|Simón Bolívar Youth Orchestra of Venezuela Makes First U.S. Tour|
Venezuelan Youth Orchestra Inspires American Audiences
One of the biggest frenzies to occur in the realm of classical music news in 2007 was over the Simón Bolívar Youth Orchestra of Venezuela and its dynamic young conductor, Gustavo Dudamel. The amazingly talented ensemble made its first U.S. tour in November, and Classical Movements is elated to have played a role in helping these extraordinary young musicians bring their music, and their inspiration, to American audiences.

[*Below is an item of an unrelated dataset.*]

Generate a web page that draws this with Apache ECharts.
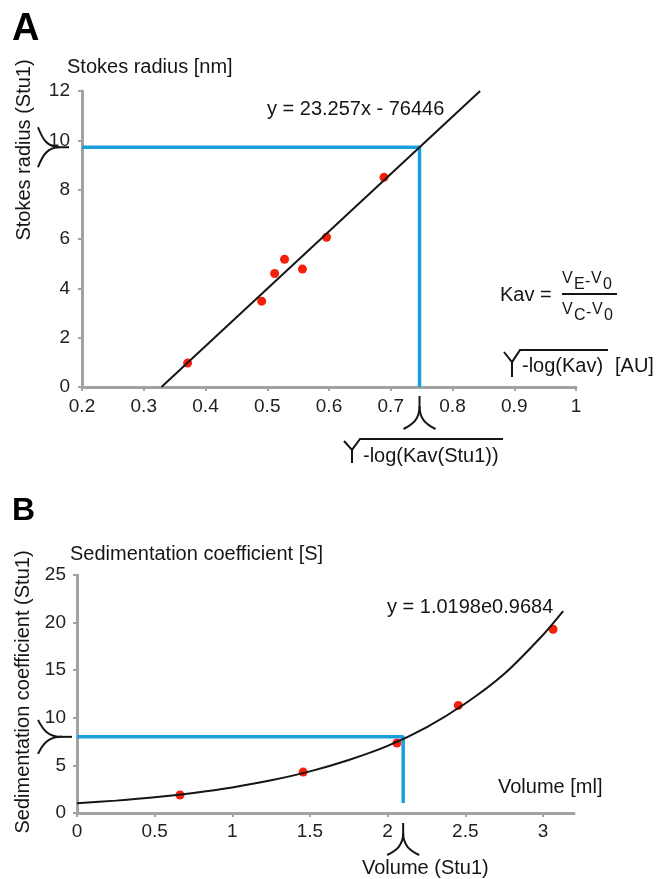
<!DOCTYPE html>
<html>
<head>
<meta charset="utf-8">
<title>Stokes radius and sedimentation coefficient</title>
<script src="https://cdn.jsdelivr.net/npm/echarts@6/dist/echarts.min.js"></script>
<style>
    html, body { margin: 0; padding: 0; background: #fff; }
    #chart { width: 659px; height: 879px; }
</style>
</head>
<body>
<div id="chart"></div>
<script>
    var FONT = '"Liberation Sans", Arial, Helvetica, sans-serif';
    var INK = '#151515';
    var AXIS = '#a2a2a2';
    var BLUE = '#1c9fdb';
    var RED = '#f5200a';

    // panel A : sqrt(-log(Kav)) vs Stokes radius
    var aKav = [0.371, 0.491, 0.512, 0.528, 0.557, 0.596, 0.689];
    var aRadius = [0.97, 3.48, 4.60, 5.18, 4.78, 6.07, 8.50];
    var aFitX = [0.3287, 0.8447];
    var aFitY = [0, 12];
    var aStu1 = [0.7466, 9.72];
    var aXTicks = [0.2, 0.3, 0.4, 0.5, 0.6, 0.7, 0.8, 0.9, 1];
    var aYTicks = [0, 2, 4, 6, 8, 10, 12];

    // panel B : volume vs sedimentation coefficient
    var bVolume = [0.663, 1.456, 2.06, 2.455, 3.065];
    var bSed = [1.89, 4.30, 7.35, 11.3, 19.3];
    // trend curve
    var bFitX = [0, 0.25, 0.5, 0.75, 1, 1.25, 1.5, 1.75, 2, 2.25, 2.5, 2.75, 3, 3.13];
    var bFitY = [1.02, 1.30, 1.65, 2.11, 2.69, 3.43, 4.37, 5.57, 7.05, 9.0, 11.5, 14.6, 18.7, 21.2];
    var bStu1 = [2.1, 8.0];
    var bStu1Floor = 1.05;
    var bXTicks = [0, 0.5, 1, 1.5, 2, 2.5, 3];
    var bXMax = 3.2;
    var bYTicks = [0, 5, 10, 15, 20, 25];

    function pairs(xs, ys) {
        return xs.map(function (x, i) { return [x, ys[i]]; });
    }

    function axis(grid, ticks, max, extra) {
        var o = {
            gridIndex: grid,
            type: 'value',
            min: ticks[0],
            max: max,
            axisLine: { show: true, onZero: false, lineStyle: { color: AXIS, width: 3 } },
            axisTick: { show: true, length: 4, customValues: ticks, lineStyle: { color: AXIS, width: 2 } },
            axisLabel: { customValues: ticks, fontSize: 19, color: '#222', fontFamily: FONT },
            splitLine: { show: false }
        };
        for (var k in extra) o.axisLabel[k] = extra[k];
        return o;
    }

    var chart = echarts.init(document.getElementById('chart'));
    chart.setOption({
        animation: false,
        backgroundColor: '#fff',
        grid: [
            { left: 82, top: 91, width: 494, height: 296 },
            { left: 77, top: 575, width: 497, height: 238 }
        ],
        xAxis: [
            axis(0, aXTicks, aXTicks[aXTicks.length - 1], { margin: 10 }),
            axis(1, bXTicks, bXMax, { margin: 9 })
        ],
        yAxis: [
            axis(0, aYTicks, aYTicks[aYTicks.length - 1], { margin: 12 }),
            axis(1, bYTicks, bYTicks[bYTicks.length - 1], { margin: 11 })
        ],
        series: [
            {
                type: 'line', xAxisIndex: 0, yAxisIndex: 0, symbol: 'none',
                lineStyle: { color: BLUE, width: 3.5 },
                data: [[aXTicks[0], aStu1[1]], [aStu1[0], aStu1[1]], [aStu1[0], 0]]
            },
            {
                type: 'line', xAxisIndex: 0, yAxisIndex: 0, symbol: 'none',
                lineStyle: { color: INK, width: 2 },
                data: pairs(aFitX, aFitY)
            },
            {
                type: 'scatter', xAxisIndex: 0, yAxisIndex: 0, symbolSize: 9,
                itemStyle: { color: RED, opacity: 1 },
                data: pairs(aKav, aRadius)
            },
            {
                type: 'line', xAxisIndex: 1, yAxisIndex: 1, symbol: 'none',
                lineStyle: { color: BLUE, width: 3.5 },
                data: [[bXTicks[0], bStu1[1]], [bStu1[0], bStu1[1]], [bStu1[0], bStu1Floor]]
            },
            {
                type: 'line', xAxisIndex: 1, yAxisIndex: 1, symbol: 'none', smooth: 0.3,
                lineStyle: { color: INK, width: 2 },
                data: pairs(bFitX, bFitY)
            },
            {
                type: 'scatter', xAxisIndex: 1, yAxisIndex: 1, symbolSize: 9,
                itemStyle: { color: RED, opacity: 1 },
                data: pairs(bVolume, bSed)
            }
        ]
    });

    // ---- annotations ----
    var pen = { stroke: INK, lineWidth: 2, fill: 'none' };

    function txt(x, y, s, size, extra) {
        var el = {
            type: 'text', x: x, y: y, z: 10,
            style: { text: s, fontSize: size, fontFamily: FONT, fill: INK, align: 'left', verticalAlign: 'middle' }
        };
        for (var k in extra) {
            if (k === 'rotation') el.rotation = extra[k];
            else el.style[k] = extra[k];
        }
        return el;
    }

    function seg(x1, y1, x2, y2) {
        return { type: 'line', z: 10, shape: { x1: x1, y1: y1, x2: x2, y2: y2 }, style: pen };
    }

    function curve(x1, y1, c1x, c1y, c2x, c2y, x2, y2) {
        return {
            type: 'bezierCurve', z: 10,
            shape: { x1: x1, y1: y1, cpx1: c1x, cpy1: c1y, cpx2: c2x, cpy2: c2y, x2: x2, y2: y2 },
            style: pen
        };
    }

    // brace under the x axis, tip pointing up
    function xBrace(cx, top, h, w) {
        var s = top + h * 0.3;
        return [
            seg(cx, top, cx, s),
            curve(cx, s, cx, top + h * 0.7, cx - w * 0.4, top + h * 0.85, cx - w, top + h),
            curve(cx, s, cx, top + h * 0.7, cx + w * 0.4, top + h * 0.85, cx + w, top + h)
        ];
    }

    // brace left of the y axis, tip pointing right
    function yBrace(tip, cy, len, half) {
        var s = tip - len * 0.3;
        return [
            seg(tip, cy, s, cy),
            curve(s, cy, tip - len * 0.7, cy, tip - len * 0.85, cy - half * 0.4, tip - len, cy - half),
            curve(s, cy, tip - len * 0.7, cy, tip - len * 0.85, cy + half * 0.4, tip - len, cy + half)
        ];
    }

    function radical(x, top, bottom, barEnd) {
        var join = top + (bottom - top) * 0.45;
        return [
            { type: 'polyline', z: 10, shape: { points: [[x, top + 2], [x + 8, join], [x + 8, bottom]] }, style: pen },
            { type: 'polyline', z: 10, shape: { points: [[x + 8, join], [x + 16, top], [barEnd, top]] }, style: pen }
        ];
    }

    var aX0 = chart.convertToPixel({ gridIndex: 0 }, [aStu1[0], 0]);
    var aY0 = chart.convertToPixel({ gridIndex: 0 }, [aXTicks[0], aStu1[1]]);
    var bX0 = chart.convertToPixel({ gridIndex: 1 }, [bStu1[0], 0]);
    var bY0 = chart.convertToPixel({ gridIndex: 1 }, [0, bStu1[1]]);

    var g = [
        txt(12, 30, 'A', 38, { fontWeight: 'bold', fill: '#000' }),
        txt(67, 67, 'Stokes radius [nm]', 20),
        txt(24, 150, 'Stokes radius (Stu1)', 20, { align: 'center', rotation: Math.PI / 2 }),
        txt(267, 109, 'y = 23.257x - 76446', 20),

        txt(500, 295, 'Kav =', 20),
        txt(562, 279, 'V', 16), txt(574, 285, 'E', 16), txt(585, 282, '-', 16),
        txt(591, 279, 'V', 16), txt(603, 285, '0', 16),
        seg(562, 294, 617, 294),
        txt(562, 310, 'V', 16), txt(574, 316, 'C', 16), txt(586, 313, '-', 16),
        txt(592, 310, 'V', 16), txt(604, 316, '0', 16),

        txt(522, 366, '-log(Kav)', 20),
        txt(615, 366, '[AU]', 20),
        txt(363, 456, '-log(Kav(Stu1))', 20),

        txt(12, 511, 'B', 32, { fontWeight: 'bold', fill: '#000' }),
        txt(70, 554, 'Sedimentation coefficient [S]', 20),
        txt(23, 692, 'Sedimentation coefficient (Stu1)', 20, { align: 'center', rotation: Math.PI / 2 }),
        txt(387, 607, 'y = 1.0198e0.9684', 20),
        txt(498, 787, 'Volume [ml]', 20),
        txt(362, 868, 'Volume (Stu1)', 20)
    ];

    g = g.concat(
        radical(504, 350, 377, 608),
        radical(344, 439, 463, 503),
        xBrace(aX0[0], aX0[1] + 9, 33, 16),
        yBrace(aY0[0] - 13, aY0[1], 31, 20),
        xBrace(bX0[0], bX0[1] + 10, 32, 16),
        yBrace(bY0[0] - 5, bY0[1], 34, 17)
    );

    chart.setOption({ graphic: g });
</script>
</body>
</html>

The tour, organized by renowned management company Askonas Holt, included concerts at Walt Disney Hall in Los Angeles, Davies Hall in San Francisco, Symphony Hall in Boston and Carnegie Hall in New York. Guest appearances at various concerts were made by such musical luminaries as pianist Emanuel Ax, Sir Simon Rattle and composer John Williams. To say that the concerts were received by audiences and critics alike with enthusiastic acclaim would be a gross understatement.
"Dudamel is absolutely revelatory" said the Los Angeles Times, while the San Francisco Chronicle proclaimed, "Dudamel and his orchestra unleashed an extraordinary musical fireball.The level of musical sophistication and eloquence on display was astonishing, but so too was the sheer energy involved." As for the audiences' take on the performances, their approval was easily recognized by the sight of patrons jumping to their feet, bursting into a frenzy of thunderous applause and bestowing on Dudamel and the orchestra the sort of fervent reception normally granted to rock stars.

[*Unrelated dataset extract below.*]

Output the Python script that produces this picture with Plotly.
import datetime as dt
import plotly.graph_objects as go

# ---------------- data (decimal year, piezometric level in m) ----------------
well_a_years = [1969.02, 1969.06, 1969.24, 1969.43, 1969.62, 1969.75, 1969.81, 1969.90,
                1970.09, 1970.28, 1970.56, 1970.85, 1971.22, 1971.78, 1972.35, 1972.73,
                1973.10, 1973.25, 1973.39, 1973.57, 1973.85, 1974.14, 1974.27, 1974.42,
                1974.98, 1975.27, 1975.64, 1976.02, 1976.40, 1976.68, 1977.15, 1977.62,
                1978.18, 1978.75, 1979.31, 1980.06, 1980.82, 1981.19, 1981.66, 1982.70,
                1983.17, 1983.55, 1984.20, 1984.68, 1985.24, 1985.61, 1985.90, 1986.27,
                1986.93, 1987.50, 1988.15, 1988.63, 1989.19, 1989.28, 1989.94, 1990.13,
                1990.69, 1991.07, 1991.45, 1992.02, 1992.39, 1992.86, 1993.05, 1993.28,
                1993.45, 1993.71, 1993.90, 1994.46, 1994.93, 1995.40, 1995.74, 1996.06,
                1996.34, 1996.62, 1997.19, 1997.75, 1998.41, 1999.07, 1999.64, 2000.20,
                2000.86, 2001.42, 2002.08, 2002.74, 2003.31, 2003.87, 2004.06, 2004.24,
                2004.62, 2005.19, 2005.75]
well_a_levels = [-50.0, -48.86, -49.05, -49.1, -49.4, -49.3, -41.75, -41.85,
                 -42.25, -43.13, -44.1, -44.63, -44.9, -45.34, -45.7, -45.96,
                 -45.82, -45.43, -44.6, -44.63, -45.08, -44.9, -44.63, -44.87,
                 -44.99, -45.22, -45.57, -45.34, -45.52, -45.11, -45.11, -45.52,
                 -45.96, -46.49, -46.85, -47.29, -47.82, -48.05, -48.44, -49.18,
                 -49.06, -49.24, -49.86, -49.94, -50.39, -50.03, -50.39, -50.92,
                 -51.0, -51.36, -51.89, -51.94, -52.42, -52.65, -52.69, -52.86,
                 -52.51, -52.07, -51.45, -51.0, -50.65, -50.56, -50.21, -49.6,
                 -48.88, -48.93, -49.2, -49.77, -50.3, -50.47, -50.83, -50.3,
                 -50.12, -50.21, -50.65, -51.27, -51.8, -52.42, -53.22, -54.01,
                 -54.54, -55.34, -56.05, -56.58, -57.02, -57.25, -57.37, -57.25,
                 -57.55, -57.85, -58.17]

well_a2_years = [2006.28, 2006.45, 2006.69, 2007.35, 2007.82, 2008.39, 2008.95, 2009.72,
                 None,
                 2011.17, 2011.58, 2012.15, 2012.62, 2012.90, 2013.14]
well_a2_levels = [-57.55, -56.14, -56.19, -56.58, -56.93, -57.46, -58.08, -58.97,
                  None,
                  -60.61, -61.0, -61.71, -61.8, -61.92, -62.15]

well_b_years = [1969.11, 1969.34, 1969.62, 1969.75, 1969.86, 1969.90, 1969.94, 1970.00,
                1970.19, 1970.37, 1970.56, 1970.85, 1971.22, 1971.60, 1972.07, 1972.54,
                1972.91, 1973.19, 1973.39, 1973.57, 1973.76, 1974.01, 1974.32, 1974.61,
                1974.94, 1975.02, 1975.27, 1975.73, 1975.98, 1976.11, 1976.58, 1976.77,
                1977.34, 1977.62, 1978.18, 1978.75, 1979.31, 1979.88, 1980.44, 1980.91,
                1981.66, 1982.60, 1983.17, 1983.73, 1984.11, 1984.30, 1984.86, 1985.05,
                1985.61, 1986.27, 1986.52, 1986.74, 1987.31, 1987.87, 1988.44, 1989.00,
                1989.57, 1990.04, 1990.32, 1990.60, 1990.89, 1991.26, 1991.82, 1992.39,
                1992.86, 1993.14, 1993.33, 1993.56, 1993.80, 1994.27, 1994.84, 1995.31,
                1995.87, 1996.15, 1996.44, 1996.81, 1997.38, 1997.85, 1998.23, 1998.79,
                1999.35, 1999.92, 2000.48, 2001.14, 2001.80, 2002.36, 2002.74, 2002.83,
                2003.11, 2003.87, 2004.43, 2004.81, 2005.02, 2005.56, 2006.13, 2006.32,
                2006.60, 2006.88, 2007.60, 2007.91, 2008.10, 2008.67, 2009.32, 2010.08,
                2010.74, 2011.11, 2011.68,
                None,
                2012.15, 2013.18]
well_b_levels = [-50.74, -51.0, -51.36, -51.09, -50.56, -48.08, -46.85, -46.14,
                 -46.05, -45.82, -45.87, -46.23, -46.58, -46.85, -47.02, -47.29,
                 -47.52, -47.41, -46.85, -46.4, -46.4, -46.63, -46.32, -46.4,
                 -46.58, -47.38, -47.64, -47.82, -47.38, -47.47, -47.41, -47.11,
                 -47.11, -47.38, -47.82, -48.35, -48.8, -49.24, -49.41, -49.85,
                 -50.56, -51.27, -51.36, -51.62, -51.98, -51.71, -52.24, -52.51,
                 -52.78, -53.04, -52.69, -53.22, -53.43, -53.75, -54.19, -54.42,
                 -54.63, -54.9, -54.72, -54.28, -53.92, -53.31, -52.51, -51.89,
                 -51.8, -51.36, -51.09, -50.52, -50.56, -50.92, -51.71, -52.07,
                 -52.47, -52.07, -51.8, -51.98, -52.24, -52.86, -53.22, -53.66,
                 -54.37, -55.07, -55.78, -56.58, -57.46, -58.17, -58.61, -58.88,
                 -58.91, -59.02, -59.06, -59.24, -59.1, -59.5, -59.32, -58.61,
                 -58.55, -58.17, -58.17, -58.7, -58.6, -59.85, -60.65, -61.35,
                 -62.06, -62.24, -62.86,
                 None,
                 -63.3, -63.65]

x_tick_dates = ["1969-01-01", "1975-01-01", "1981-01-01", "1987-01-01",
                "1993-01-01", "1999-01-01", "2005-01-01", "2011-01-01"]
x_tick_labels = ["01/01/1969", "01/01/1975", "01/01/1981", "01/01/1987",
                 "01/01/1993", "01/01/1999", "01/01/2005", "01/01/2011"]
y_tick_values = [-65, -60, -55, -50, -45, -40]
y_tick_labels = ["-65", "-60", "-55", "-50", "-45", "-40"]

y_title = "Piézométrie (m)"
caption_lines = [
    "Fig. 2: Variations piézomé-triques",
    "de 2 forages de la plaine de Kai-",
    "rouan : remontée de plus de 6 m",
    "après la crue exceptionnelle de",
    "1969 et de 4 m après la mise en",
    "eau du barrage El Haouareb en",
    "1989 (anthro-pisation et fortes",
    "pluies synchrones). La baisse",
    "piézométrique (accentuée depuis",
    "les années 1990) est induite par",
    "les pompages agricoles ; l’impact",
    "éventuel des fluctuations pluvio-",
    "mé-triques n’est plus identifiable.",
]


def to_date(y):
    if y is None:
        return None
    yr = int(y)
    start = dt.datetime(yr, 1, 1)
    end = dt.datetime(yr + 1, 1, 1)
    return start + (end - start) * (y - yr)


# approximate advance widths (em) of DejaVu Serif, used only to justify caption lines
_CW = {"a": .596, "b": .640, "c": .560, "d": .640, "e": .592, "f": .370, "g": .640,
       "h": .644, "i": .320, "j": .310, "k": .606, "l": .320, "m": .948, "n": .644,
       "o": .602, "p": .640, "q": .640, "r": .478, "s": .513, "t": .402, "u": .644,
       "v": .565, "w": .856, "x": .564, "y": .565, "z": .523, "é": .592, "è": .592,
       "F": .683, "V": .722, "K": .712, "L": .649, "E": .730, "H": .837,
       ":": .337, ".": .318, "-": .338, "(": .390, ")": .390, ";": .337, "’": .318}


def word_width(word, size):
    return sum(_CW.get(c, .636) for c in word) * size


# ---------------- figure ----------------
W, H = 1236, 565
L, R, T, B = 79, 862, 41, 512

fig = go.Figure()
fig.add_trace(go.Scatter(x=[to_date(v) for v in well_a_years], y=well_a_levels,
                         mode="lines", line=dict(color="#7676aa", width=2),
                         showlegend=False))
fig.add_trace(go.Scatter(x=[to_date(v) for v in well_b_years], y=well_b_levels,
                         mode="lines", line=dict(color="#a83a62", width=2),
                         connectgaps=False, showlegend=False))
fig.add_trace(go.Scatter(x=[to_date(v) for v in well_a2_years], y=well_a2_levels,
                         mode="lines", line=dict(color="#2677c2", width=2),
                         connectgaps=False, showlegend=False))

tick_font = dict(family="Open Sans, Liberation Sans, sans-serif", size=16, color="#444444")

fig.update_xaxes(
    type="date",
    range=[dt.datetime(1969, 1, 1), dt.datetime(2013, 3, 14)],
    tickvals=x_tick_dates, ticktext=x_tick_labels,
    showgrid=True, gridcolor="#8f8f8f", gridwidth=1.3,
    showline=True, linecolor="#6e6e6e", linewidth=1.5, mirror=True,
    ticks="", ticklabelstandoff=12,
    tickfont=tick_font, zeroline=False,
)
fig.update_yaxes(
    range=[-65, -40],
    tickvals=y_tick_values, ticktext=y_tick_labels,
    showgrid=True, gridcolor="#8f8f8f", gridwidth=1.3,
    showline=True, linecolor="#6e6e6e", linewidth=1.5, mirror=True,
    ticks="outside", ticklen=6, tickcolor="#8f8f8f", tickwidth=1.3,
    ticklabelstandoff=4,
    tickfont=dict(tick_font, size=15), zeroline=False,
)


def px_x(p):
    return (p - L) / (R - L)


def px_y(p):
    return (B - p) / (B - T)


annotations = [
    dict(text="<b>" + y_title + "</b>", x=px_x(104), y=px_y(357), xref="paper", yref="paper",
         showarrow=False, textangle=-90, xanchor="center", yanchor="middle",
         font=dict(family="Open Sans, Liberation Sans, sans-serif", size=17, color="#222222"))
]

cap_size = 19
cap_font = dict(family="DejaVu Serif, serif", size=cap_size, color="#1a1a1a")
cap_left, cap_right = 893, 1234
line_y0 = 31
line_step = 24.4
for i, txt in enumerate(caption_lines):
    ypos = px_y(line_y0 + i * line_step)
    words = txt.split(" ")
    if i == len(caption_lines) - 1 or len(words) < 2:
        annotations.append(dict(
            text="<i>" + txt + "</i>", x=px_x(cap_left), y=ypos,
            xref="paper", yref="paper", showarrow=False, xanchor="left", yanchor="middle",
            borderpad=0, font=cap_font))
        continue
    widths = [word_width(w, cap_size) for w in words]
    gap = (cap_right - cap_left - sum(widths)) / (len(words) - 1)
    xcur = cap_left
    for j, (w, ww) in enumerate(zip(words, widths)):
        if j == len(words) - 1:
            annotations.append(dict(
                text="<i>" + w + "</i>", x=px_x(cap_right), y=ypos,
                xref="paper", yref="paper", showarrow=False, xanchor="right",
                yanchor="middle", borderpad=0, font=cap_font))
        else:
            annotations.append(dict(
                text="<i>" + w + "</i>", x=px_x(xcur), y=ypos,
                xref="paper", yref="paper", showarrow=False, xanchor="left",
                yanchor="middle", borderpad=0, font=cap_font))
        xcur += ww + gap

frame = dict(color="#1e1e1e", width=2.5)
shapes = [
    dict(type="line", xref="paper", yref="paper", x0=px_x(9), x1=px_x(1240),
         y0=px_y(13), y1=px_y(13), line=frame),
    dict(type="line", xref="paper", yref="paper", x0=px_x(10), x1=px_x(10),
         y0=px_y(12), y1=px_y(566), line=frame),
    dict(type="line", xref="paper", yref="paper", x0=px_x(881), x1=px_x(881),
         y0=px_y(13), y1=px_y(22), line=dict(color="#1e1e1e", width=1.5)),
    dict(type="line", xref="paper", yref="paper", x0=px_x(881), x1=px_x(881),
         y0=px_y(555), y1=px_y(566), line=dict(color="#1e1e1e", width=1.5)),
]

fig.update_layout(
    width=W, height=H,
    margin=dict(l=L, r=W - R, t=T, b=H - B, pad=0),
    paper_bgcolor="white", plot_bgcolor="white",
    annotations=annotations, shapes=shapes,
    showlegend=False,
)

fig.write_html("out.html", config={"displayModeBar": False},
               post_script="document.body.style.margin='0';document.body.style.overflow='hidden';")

The story of the Simón Bolívar Youth Orchestra is one of unmitigated success. The musicians, almost 200 strong and ranging in age from 12-26, are the crème of the crop of El Sistema, Venezuela's government-sponsored system of music education that reaches nearly 250,000 students. The program was founded by Dr. José Antonio Abreu. Many of the young musicians come from poverty, and many are not unfamiliar with the concepts of street gangs and other brutal realities of urban life. Instead, these young artists are now called "world-class musicians," tackling technically advanced literature, creating artistically superb music and bringing joy to the thousands for whom they perform.
Gustavo Dudamel, for his part, is perhaps the most talked-about conductor on the music scene today. At age 27, he is awaiting his scheduled appointment to the role of Music Director of the Los Angeles Philharmonic in 2009. CBS News' 60 Minutes called Dudamel "the hottest thing to hit classical music since Leonard Bernstein."